As you can see there is a dramatic decline over the centuries so that a contemporary Englishman has approximately 1/35th chance of being murdered as his medieval ancestor. This process unfolded not just in England but in every European country for which we have data. This graph shows Italy, Netherlands, Germany, Switzerland and Scandinavia. Here we have the average of those regions.
And for the sake of comparison, I’ve also plotted the 524 per 100 thousand per year for nonstate societies. This gap is what I call the pacification process. This subsequent decline I’m calling the civilizing process. The name comes from a classic book by the German sociologist, Norbert Elias, who argued that in the transition from middle ages to modernity, Europe underwent consolidation of central states and kingdoms, out of the patchwork of baronies, principalities and duchies, with it criminal justice was nationalized and the constant feuding among the war lords of the era, otherwise known as knights, gave way to the king’s justice.

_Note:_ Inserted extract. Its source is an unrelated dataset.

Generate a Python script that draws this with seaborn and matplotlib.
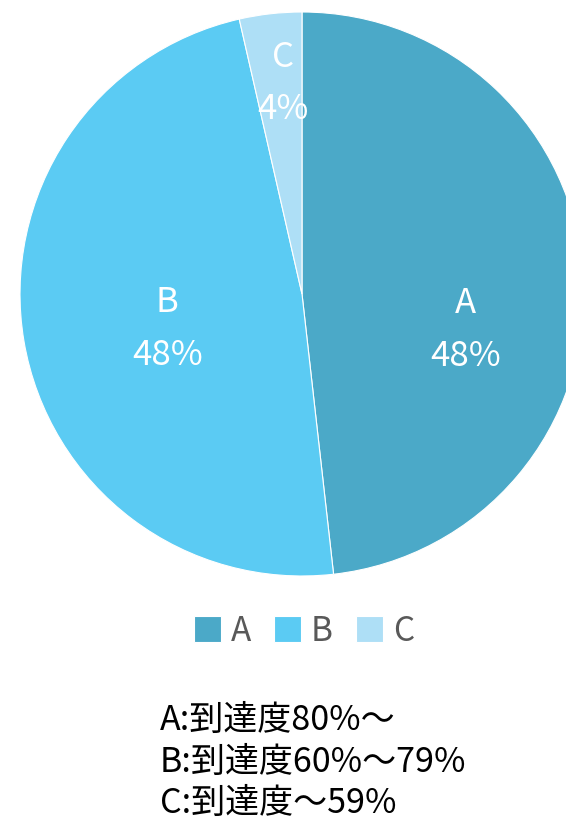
import matplotlib
matplotlib.use("Agg")
import matplotlib.pyplot as plt
import seaborn as sns
import numpy as np

# data
grades = ['A', 'B', 'C']
counts = [27, 27, 2]
pct_labels = ['48%', '48%', '4%']
colors = ['#4BA9C8', '#5BCBF3', '#AEDFF6']
notes = ['A:到達度80%～', 'B:到達度60%～79%', 'C:到達度～59%']

sns.set_theme(style="white")
plt.rcParams['font.family'] = ['Noto Sans CJK JP', 'DejaVu Sans']

fig = plt.figure(figsize=(5.66, 8.2), dpi=100)
ax = fig.add_axes([0, 0, 1, 1])

cx, cy, r = 302, 525, 282
wedges, _ = ax.pie(counts, colors=colors, startangle=90, counterclock=False,
                   center=(cx, cy), radius=r, frame=True,
                   wedgeprops=dict(edgecolor='white', linewidth=0.8))
ax.set_xlim(0, 566)
ax.set_ylim(0, 820)
ax.set_aspect('equal')
ax.axis('off')

# label positions (relative distance along mid-angle, shifts)
label_dist = [0.58, 0.485, 0.79]
label_dx = [0, 0, 6]
label_dy = [-44, -11, -10]
for w, g, p, d, sx, sy in zip(wedges, grades, pct_labels, label_dist, label_dx, label_dy):
    mid = np.deg2rad((w.theta1 + w.theta2) / 2)
    x = cx + r * d * np.cos(mid) + sx
    y = cy + r * d * np.sin(mid) + sy
    ax.text(x, y, g + '\n' + p, color='white', fontsize=25, ha='center', va='center',
            linespacing=1.65)

leg = ax.legend(wedges, grades, loc='center', bbox_to_anchor=(304 / 566, 1 - 632 / 820),
                ncol=3, frameon=False, fontsize=24, handlelength=0.8, handleheight=0.8,
                handletextpad=0.3, columnspacing=0.7, labelcolor='#595959')

fig.text(160 / 566, 1 - 762 / 820, '\n'.join(notes), fontsize=24.5, color='black',
         ha='left', va='center', linespacing=1.24)

fig.savefig('out.png', dpi=100)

At the same time, there was a growing infrastructure of commerce. There were financial instruments such as money and contracts that could be recognized within the borders of the newly consolidated states and there were advances in the technology of trade — better roads and carts and instruments of time keeping — which shifted the incentive structure from zero sum plunder to positive sum trade, a point that I will return to.
The third historical decline of violence can be illustrated by considering some of the ways in which the early kingdoms enforced law and order within their boundaries, punishments such as breaking on the wheel, burning at the stake clawing, sawing in half, and impalement. But in a process that’s been called the humanitarian revolution, these brutal, sadistic forms of corporal punishment were abolished. They were abolished within a fairly narrow window centered in the second half of the 18th century.